NEW YORK (Reuters) - U.S. retailers reported mixed August sales results after Hurricane Irene drove away business at some chains and boosted it at others.
The final tally on Thursday, based on reports from 23 retailers, showed that sales at stores open at least a year rose 4.4 percent in August, just shy of the 4.6 percent rise analysts expected.
The results raise the possibility that certain back-to-school sales are lost for good.
Chains were evenly split between those that beat expectations and those that missed. For a graphic on same-store sales, click r.reuters.com/hep53s
“You can’t be over-exuberant about it, but I think you’re seeing steady progress,” said Barbara Kahn, a marketing professor at the University of Pennsylvania’s Wharton School.
Discount stores such as BJ’s Wholesale Club Inc BJ.N and Target Corp (TGT.N) saw a lift in sales ahead of Hurricane Irene, as shoppers along the Atlantic coast stocked up on necessities like batteries, flashlights and bottled water.
BJ’s said same-store sales, including those of gasoline, rose 11.5 percent, blowing past the analysts’ forecast of 7.8 percent, according to Thomson Reuters.
Target beat analysts’ expectations of a 3.5 percent gain with a 4.1 percent increase. The company said the pre-storm rush lifted same-store sales in August by about 0.5 percentage points and would reduce them in September by a little less than that. It sees September same-store sales up at a low to mid-single-digit rate.

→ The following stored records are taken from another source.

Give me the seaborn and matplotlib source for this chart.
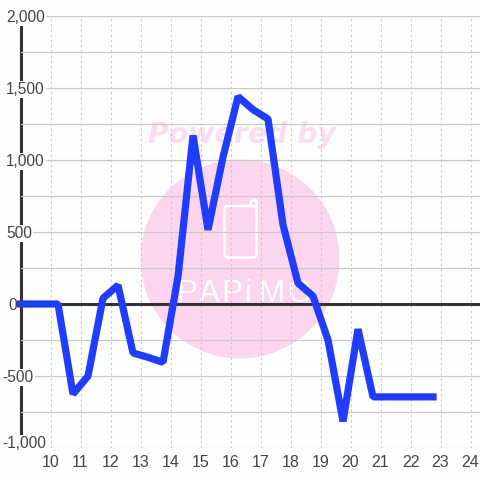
import numpy as np
import matplotlib
matplotlib.use('Agg')
import matplotlib.pyplot as plt
import seaborn as sns
from matplotlib.patches import Circle, FancyBboxPatch
from matplotlib.transforms import ScaledTranslation

hours = [9, 10.25, 10.75, 11.25, 11.75, 12.25, 12.75, 13.25, 13.75, 14.25, 14.75, 15.25, 15.75,
         16.25, 16.75, 17.25, 17.75, 18.25, 18.75, 19.25, 19.75, 20.25, 20.75, 21.25, 21.75, 22.25, 22.75]
values = [0, 0, -625, -500, 40, 130, -340, -370, -405, 190, 1170, 515, 1020,
          1440, 1350, 1285, 550, 145, 55, -250, -815, -175, -645, -645, -645, -645, -645]
x_ticks = list(range(10, 25))
y_major = [-1000, -500, 0, 500, 1000, 1500, 2000]
y_minor = [-750, -250, 250, 750, 1250, 1750]
logo_letters = ['P', 'A', 'P', 'i', 'M', 'O']
logo_x = [187, 209, 232, 248, 271, 300]

sns.set_theme(style='white')
plt.rcParams['font.family'] = ['Liberation Sans', 'DejaVu Sans']

GREY = '#c8c8c8'
DARK = '#333333'
TEXT = '#444444'
PINK = '#fbd6ee'
BG = '#fdfffd'

fig = plt.figure(figsize=(4.8, 4.8), dpi=100, facecolor=BG)

# watermark sits under the axes, in pixels
wm = fig.add_axes([0, 0, 1, 1], zorder=0)
wm.set_xlim(0, 480)
wm.set_ylim(480, 0)
wm.axis('off')
wm.add_patch(Circle((240, 259), 99.5, fc=PINK, ec='none'))
wm.add_patch(FancyBboxPatch((224.5, 206), 32, 51.5, boxstyle='round,pad=0,rounding_size=4',
                            fc='none', ec=BG, lw=1.8))
wm.plot([249.5, 252, 256.5, 256.5], [206, 200.5, 200.5, 212], color=BG, lw=1.8, solid_joinstyle='round')
wm.text(242, 135, 'Powered by', color='#fcdcf1', fontsize=20.4, fontweight='bold', style='italic',
        family='DejaVu Sans', ha='center', va='center')
for ch, lx in zip(logo_letters, logo_x):
    wm.text(lx, 302, ch, color=BG, fontsize=22.5, ha='center', va='baseline')

ax = fig.add_axes([20.5 / 480, 1 - 448 / 480, 459.5 / 480, 432 / 480], zorder=1)
ax.patch.set_alpha(0)
ax.set_xlim(9, 9 + 459.5 / 30)
ax.set_ylim(-1000, 2000)

for s in ax.spines.values():
    s.set_visible(False)

ax.set_yticks(y_major)
ax.set_yticks(y_minor, minor=True)
ax.set_xticks(x_ticks)
ax.set_axisbelow(True)
ax.grid(True, axis='y', which='both', color=GREY, lw=0.85)
ax.grid(True, axis='x', color=GREY, lw=0.75, ls=(0, (2.2, 2.8)))
ax.tick_params(axis='both', which='both', length=0)
ax.tick_params(axis='x', labelsize=11.5, labelcolor=TEXT, pad=5)
ax.tick_params(axis='y', labelsize=11.2, labelcolor=TEXT, pad=10.4)
ax.set_xticklabels(x_ticks)
ax.set_yticklabels([f'{v:,}' for v in y_major])
for lab, v in zip(ax.get_yticklabels(), y_major):
    lab.set_ha('left')
    lab.set_bbox(dict(fc=BG, ec='none', pad=1))
    dx = -4 if v < 0 else (2 if v == 0 else 0)
    dy = 6 if v == -1000 else 0
    lab.set_transform(lab.get_transform() + ScaledTranslation(dx / 100, dy / 100, fig.dpi_scale_trans))

# left axis line goes under the label boxes
ax.axvline(9, color=DARK, lw=2.2, zorder=0.1, clip_on=False)
ax.axhline(0, color=DARK, lw=2.2, zorder=2)
sns.lineplot(x=hours, y=values, ax=ax, color='#1f3cff', linewidth=5.2, zorder=4, clip_on=False,
             solid_capstyle='projecting', solid_joinstyle='bevel', errorbar=None, sort=False)

fig.savefig('out.png', dpi=100, facecolor=fig.get_facecolor())
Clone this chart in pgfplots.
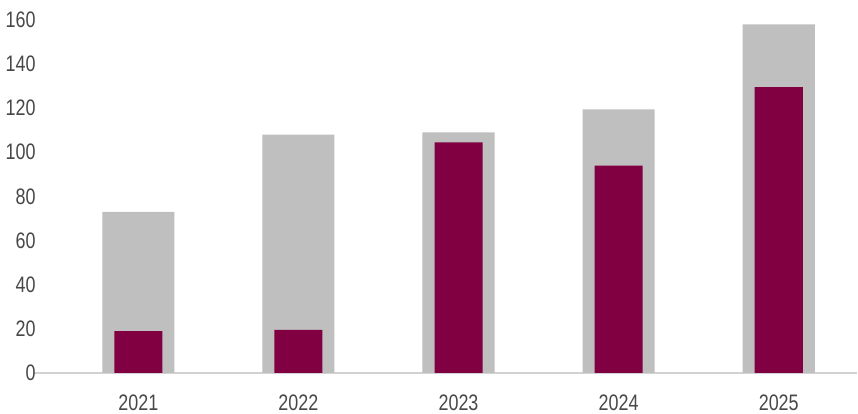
\documentclass[border=0pt]{standalone}
\usepackage{pgfplots}
\pgfplotsset{compat=1.18}
\usepackage{fontspec}
\setmainfont{Liberation Sans}
\definecolor{barGray}{RGB}{191,191,191}
\definecolor{barMaroon}{RGB}{128,0,66}
\definecolor{txt}{RGB}{72,72,72}
\definecolor{axline}{RGB}{210,210,210}
\begin{document}
\begin{tikzpicture}
\begin{axis}[
  scale only axis,
  width=411.5pt, height=186.5pt,
  xmin=-0.65, xmax=4.49,
  ymin=0, ymax=169,
  ytick={0,20,...,160},
  xtick={0,1,2,3,4},
  xticklabels={2021,2022,2023,2024,2025},
  axis x line*=bottom, axis y line*=left,
  x axis line style={draw=axline, line width=0.8pt},
  y axis line style={draw=none},
  major tick length=0pt,
  tick label style={font=\fontsize{11.2}{13}\selectfont, text=txt, xscale=0.8},
  yticklabel style={inner xsep=3.5pt, inner ysep=0pt, xshift=4.5pt},
  xticklabel style={inner xsep=0pt, inner ysep=1.5pt, yshift=-9pt},
  /pgf/number format/assume math mode=true,
  ybar, bar shift=0pt,
]
\addplot[fill=barGray, draw=none, bar width=0.45] coordinates {(0,73) (1,108) (2,109) (3,119.5) (4,158)};
\addplot[fill=barMaroon, draw=none, bar width=0.3] coordinates {(0,19) (1,19.5) (2,104.5) (3,94) (4,129.5)};
\end{axis}
\end{tikzpicture}
\end{document}
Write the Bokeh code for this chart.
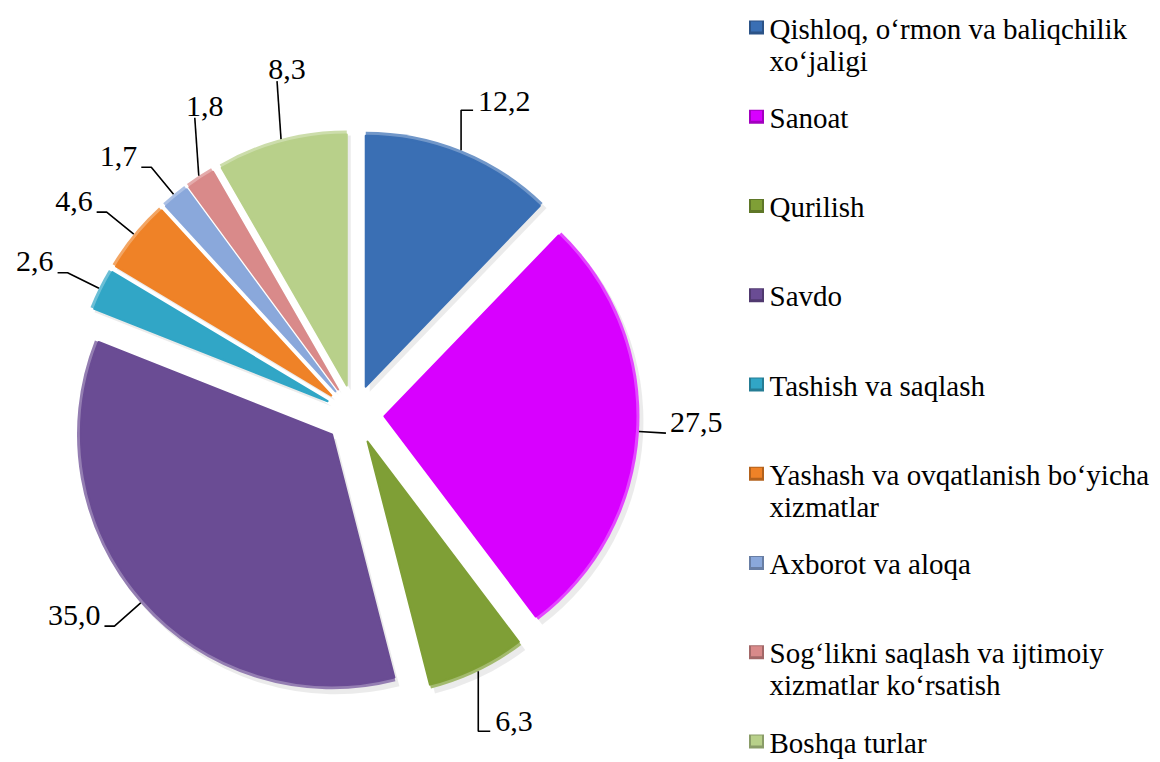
import math
from bokeh.plotting import figure
from bokeh.models import Range1d, ColumnDataSource
from bokeh.core.properties import value
from bokeh.embed import file_html
from bokeh.resources import INLINE

# ---- data ----
categories = [
    "Qishloq, o‘rmon va baliqchilik xo‘jaligi",
    "Sanoat",
    "Qurilish",
    "Savdo",
    "Tashish va saqlash",
    "Yashash va ovqatlanish bo‘yicha xizmatlar",
    "Axborot va aloqa",
    "Sog‘likni saqlash va ijtimoiy xizmatlar ko‘rsatish",
    "Boshqa turlar",
]
legend_lines = [
    ["Qishloq, o‘rmon va baliqchilik", "xo‘jaligi"],
    ["Sanoat"],
    ["Qurilish"],
    ["Savdo"],
    ["Tashish va saqlash"],
    ["Yashash va ovqatlanish bo‘yicha", "xizmatlar"],
    ["Axborot va aloqa"],
    ["Sog‘likni saqlash va ijtimoiy", "xizmatlar ko‘rsatish"],
    ["Boshqa turlar"],
]
values = [12.2, 27.5, 6.3, 35.0, 2.6, 4.6, 1.7, 1.8, 8.3]
colors = ["#3A6FB4", "#D800FF", "#7F9F36", "#6A4C94", "#31A6C6",
          "#EF8227", "#8AA8DB", "#D98A8A", "#B8D08A"]

# ---- layout (pixel space of the page) ----
W, H = 1160, 762
CX, CY = 354, 414
R = 255
EXPLODE = 30
FONT = "Liberation Serif"


def Y(py):
    return H - py


def mix(c, other, t):
    c = c.lstrip("#"); o = other.lstrip("#")
    a = [int(c[i:i + 2], 16) for i in (0, 2, 4)]
    b = [int(o[i:i + 2], 16) for i in (0, 2, 4)]
    return "#" + "".join(f"{round(a[i] * (1 - t) + b[i] * t):02x}" for i in range(3))


p = figure(width=W, height=H, output_backend="svg", toolbar_location=None,
           x_range=Range1d(0, W), y_range=Range1d(0, H), min_border=0)
p.axis.visible = False
p.grid.visible = False
p.outline_line_color = None
p.background_fill_color = "white"

total = sum(values)
ax, ay, st, en, rim = [], [], [], [], []
lead_xs, lead_ys = [], []
lab_x, lab_y, lab_t, lab_align, lab_base = [], [], [], [], []
acc = 0.0
for v, c in zip(values, colors):
    t1 = acc / total * 2 * math.pi
    acc += v
    t2 = acc / total * 2 * math.pi
    mid = (t1 + t2) / 2
    dx, dy = math.sin(mid), -math.cos(mid)
    apx, apy = CX + EXPLODE * dx, CY + EXPLODE * dy
    ax.append(apx); ay.append(Y(apy))
    st.append(math.pi / 2 - t2); en.append(math.pi / 2 - t1)
    rim.append(mix(c, "#ffffff", 0.28))
    # value label with leader line
    arx, ary = apx + R * dx, apy + R * dy
    txt = f"{v:.1f}".replace(".", ",")
    if abs(dy) > 0.8 and (dx >= 0 or dy > 0):
        # near top/bottom on the right: vertical leader then elbow to the right
        L = 40 if dy < 0 else 60
        ex, ey = arx, ary + L * (1 if dy > 0 else -1)
        fx = ex + 12
        pts = [(arx, ary), (ex, ey), (fx, ey)]
        tx, ty, al, bl = fx + 5, ey - (10 if dy > 0 else 9), "left", "middle"
    elif abs(dy) > 0.8:
        # near top on the left: vertical leader, text above
        L = 58
        ex, ey = arx - 4, ary - L
        pts = [(arx, ary), (ex, ey)]
        tx, ty, al, bl = ex + 10, ey - 2, "center", "bottom"
    else:
        side = 1 if dx >= 0 else -1
        horizontal = abs(dy) < 0.15
        L = 27 if horizontal else 35
        ex, ey = arx + L * dx, ary + L * dy
        elb = 0 if horizontal else 10
        fx = ex + side * elb
        pts = [(arx, ary), (ex, ey), (fx, ey)]
        tx, ty, al, bl = fx + side * 4, ey - 11, ("left" if side > 0 else "right"), "middle"
    lead_xs.append([q[0] for q in pts]); lead_ys.append([Y(q[1]) for q in pts])
    lab_x.append(tx); lab_y.append(Y(ty)); lab_t.append(txt)
    lab_align.append(al); lab_base.append(bl)

src = ColumnDataSource(dict(x=ax, y=ay, s=st, e=en, c=colors, rim=rim,
                            sx=[x + 4 for x in ax], sy=[y - 5 for y in ay]))

# soft shadow
p.wedge(x="sx", y="sy", radius=R, start_angle="s", end_angle="e", source=src,
        fill_color="#000000", fill_alpha=0.08, line_color=None)
# lighter bevel rim
p.wedge(x="x", y="y", radius=R, start_angle="s", end_angle="e", source=src,
        fill_color="rim", line_color=None)
# main face
p.wedge(x="x", y="y", radius=R - 4, start_angle="s", end_angle="e", source=src,
        fill_color="c", line_color="c", line_width=2, line_join="round")

# leader lines and value labels
p.multi_line(xs=lead_xs, ys=lead_ys, line_color="black", line_width=1.6)
for i in range(len(values)):
    p.text(x=[lab_x[i]], y=[lab_y[i]], text=[lab_t[i]], text_align=lab_align[i],
           text_baseline=lab_base[i], text_font=value(FONT), text_font_size="30px",
           text_color="black")

# legend
LEG_X, LEG_Y0, LEG_STEP, LINE_H = 756, 28, 89.25, 32
lx, ly, ltx, lty, ltt = [], [], [], [], []
for i, lines in enumerate(legend_lines):
    cy = LEG_Y0 + i * LEG_STEP
    lx.append(LEG_X); ly.append(Y(cy - 1))
    for j, ln in enumerate(lines):
        ltx.append(769); lty.append(Y(cy + j * LINE_H)); ltt.append(ln)
p.rect(x=lx, y=ly, width=15, height=14, fill_color=[mix(c, "#000000", 0.25) for c in colors],
       line_color=None)
p.rect(x=lx, y=[y + 1 for y in ly], width=11, height=10, fill_color=colors, line_color=None)
p.text(x=ltx, y=lty, text=ltt, text_align="left", text_baseline="middle",
       text_font=value(FONT), text_font_size="29px", text_color="black")

open("out.html", "w").write(file_html(p, INLINE))
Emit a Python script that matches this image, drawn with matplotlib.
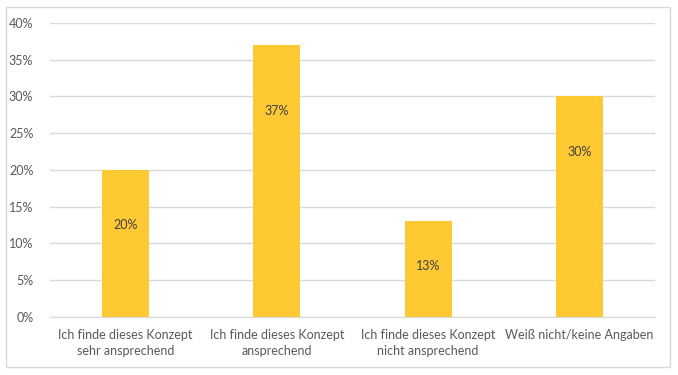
import matplotlib.pyplot as plt
from matplotlib.patches import Rectangle
from matplotlib.ticker import PercentFormatter

plt.rcParams['font.family'] = ['Lato', 'DejaVu Sans']

categories = ["Ich finde dieses Konzept\nsehr ansprechend",
              "Ich finde dieses Konzept\nansprechend",
              "Ich finde dieses Konzept\nnicht ansprechend",
              "Weiß nicht/keine Angaben"]
values = [20, 37, 13, 30]
label_y = [12.5, 28.0, 6.9, 22.4]

text_col = '#595959'
grid_col = '#d9d9d9'

fig = plt.figure(figsize=(6.78, 3.75), dpi=100)
ax = fig.add_axes([0.0737, 0.1547, 0.8923, 0.784])

x = range(len(categories))
ax.bar(x, values, width=0.31, color='#ffc934', zorder=2)
for xi, v, ly in zip(x, values, label_y):
    ax.text(xi, ly, f"{v}%", ha='center', va='center', fontsize=9, color='#404040')

ax.set_xlim(-0.5, 3.5)
ax.set_ylim(0, 40)
ax.set_yticks(range(0, 41, 5))
ax.yaxis.set_major_formatter(PercentFormatter(decimals=0))
ax.set_xticks(list(x))
ax.set_xticklabels(categories, linespacing=1.35)
ax.grid(axis='y', color=grid_col, linewidth=1, zorder=0)
for s in ['top', 'right', 'left']:
    ax.spines[s].set_visible(False)
ax.spines['bottom'].set_color(grid_col)
ax.tick_params(length=0, colors=text_col, labelsize=9)
ax.tick_params(axis='y', pad=12)
ax.tick_params(axis='x', pad=9)

fig.patches.append(Rectangle((0.0088, 0.0213), 0.979, 0.96, transform=fig.transFigure,
                             fill=False, edgecolor='#d9d9d9', linewidth=1))

fig.savefig('out.png', dpi=100)
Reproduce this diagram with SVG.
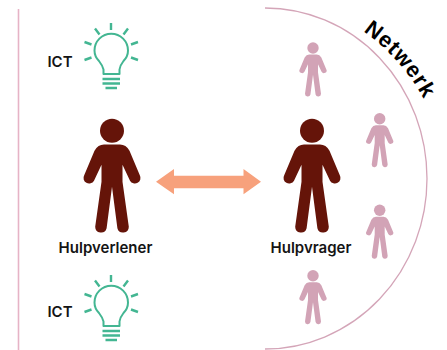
<svg xmlns="http://www.w3.org/2000/svg" width="447" height="350" viewBox="0 0 447 350">
<style>
.lbl{font-family:"Inter","Liberation Sans",sans-serif;font-weight:600;font-size:15px;fill:#141414;text-anchor:middle}
.bulb{fill:none;stroke:#43b692;stroke-width:2;stroke-linejoin:round}
.ray{stroke:#43b692;stroke-width:2.400;fill:none}
</style>
<defs>
<g id="person">
<circle cx="0" cy="0" r="12" fill="currentColor"/>
<path fill="currentColor" d="M-8 13.700H8Q14 13.700 17.500 20L27.800 44.500A5.300 5.300 0 0 1 18 50L10.500 34V51L16.800 96A5.800 5.800 0 0 1 5.400 97.500L0 56-5.400 97.500A5.800 5.800 0 0 1-16.800 96L-10.500 51V34L-18 50A5.300 5.300 0 0 1-27.800 44.500L-17.500 20Q-14 13.700-8 13.700Z"/>
</g>
<g id="bulbicon">
<path class="bulb" d="M103.500 74V69.500Q102.500 65.500 99 61Q94.500 56.500 94.500 50.500A16.700 16.700 0 0 1 128 50.500Q128 56.500 123.500 61Q120 65.500 119.500 69.500V74Z"/>
<path class="ray" d="M111 23V30M95 28.500L99.500 34.500M128 28.500L123.500 34.500M84.500 42L91.500 44.500M138 42L131 44.500M84.500 60L91.500 57.500M138 60L131 57.500M102.500 79H120M102.500 83.500H120M105.500 88H117"/>
</g>
<path id="netcurve" d="M363 31Q409 64 431 114"/>
</defs>
<g id="connectors">
<path d="M18.500 9V350" fill="none" stroke="#e6b3c6" stroke-width="1.600"/>
<path d="M265 8A162 170.500 0 0 1 265 349" fill="none" stroke="#d4a5b8" stroke-width="1.300"/>
<path id="arrow" d="M156 181.700L174 169V175.700H243.500V169L261 181.700 243.500 194.300V188.300H174V194.300Z" fill="#f7a17c"/>
</g>
<g id="hulpverlener" style="color:#651409">
<use href="#person" x="112" y="130.700"/>
<text class="lbl" x="105.500" y="252.700">Hulpverlener</text>
</g>
<g id="hulpvrager" style="color:#651409">
<use href="#person" x="312" y="130.700"/>
<text class="lbl" x="311" y="252.700">Hulpvrager</text>
</g>
<g id="ict-top"><use href="#bulbicon"/><text class="lbl" x="60" y="66.500">ICT</text></g>
<g id="ict-bottom"><use href="#bulbicon" y="252"/><text class="lbl" x="60" y="317">ICT</text></g>
<g id="net-1" style="color:#d2a3b6"><use href="#person" transform="translate(313 48) scale(.476)"/></g>
<g id="net-2" style="color:#d2a3b6"><use href="#person" transform="translate(379.700 118.700) scale(.476)"/></g>
<g id="net-3" style="color:#d2a3b6"><use href="#person" transform="translate(379.700 210.300) scale(.476)"/></g>
<g id="net-4" style="color:#d2a3b6"><use href="#person" transform="translate(313 275.700) scale(.476)"/></g>
<g id="netwerk"><text font-family="Liberation Sans,sans-serif" font-weight="700" font-size="22" letter-spacing="1" fill="#000"><textPath href="#netcurve">Netwerk</textPath></text></g>
</svg>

While “the pace of the economic recovery is uneven and uncertain,” Target had “solid results” in the back-to-school and back-to-college categories, said CEO Gregg Steinhafel.
The discounter benefited from moves such as putting dorm-sized refrigerators next to clothing in some stores.
Costco Wholesale Corp (COST.O), the largest U.S. warehouse club and the biggest retailer to report monthly same-store sales, posted a higher-than-expected 11 percent rise late on Wednesday.
“August was a period like many others for Costco throughout the economic recovery, showcasing an upper middle-income consumer continuing to be fully engaged in the process of saving where applicable,” Wall Street Strategies analyst Brian Sozzi wrote in a research note.
Costco also said legendary co-founder Jim Sinegal plans to step down as CEO in January.
The Standard & Poor’s Retail Index .RLX was up 0.1 percent in late morning trading, in line with the wider S&P 500 .SPX.
August is the peak of back-to-school shopping, the second-most important period for U.S. retailers after the year-end holiday season. Sales in recent months have held up despite weak economic indicators, offering hope for August and the rest of the year, until the hurricane disrupted shopping along the East Coast during a key weekend.
Macy’s Inc (M.N), which closed more than 100 stores for all or part of last Saturday due to Irene, said the storm shaved about 1.5 percentage points from its August same-store sales. Still, it posted a 5 percent gain, topping the analysts’ estimate of 4.5 percent.
“We expect the hurricane’s effect on sales will be substantially offset as we move through September and the third quarter,” said Macy’s Chief Executive Officer Terry Lundgren.
TJX, the operator of the off-price TJ Maxx chain, reported a 1 percent same-store sales gain, below the 2 percent forecast. Following Irene, it said business rebounded solidly early in the September reporting period, leaving it comfortable with its quarterly sales and earnings forecasts.
Kohl’s Corp (KSS.N), whose sales also came in lower than expected, blamed weak traffic and its stores and said it would focus more on pricing this fall to “reverse this trend.”
The monthly sales tally speaks to the strength of consumer spending, which accounts for roughly 70 percent of U.S. economic activity. Still, major retailers that saw brisk storm-related business, such as grocers, Home Depot Inc (HD.N) and Wal-Mart Stores Inc (WMT.N), do not report monthly results.
The storm’s full sales impact will not be known until September’s monthly report, since many retailers’ August reporting periods ended on Saturday.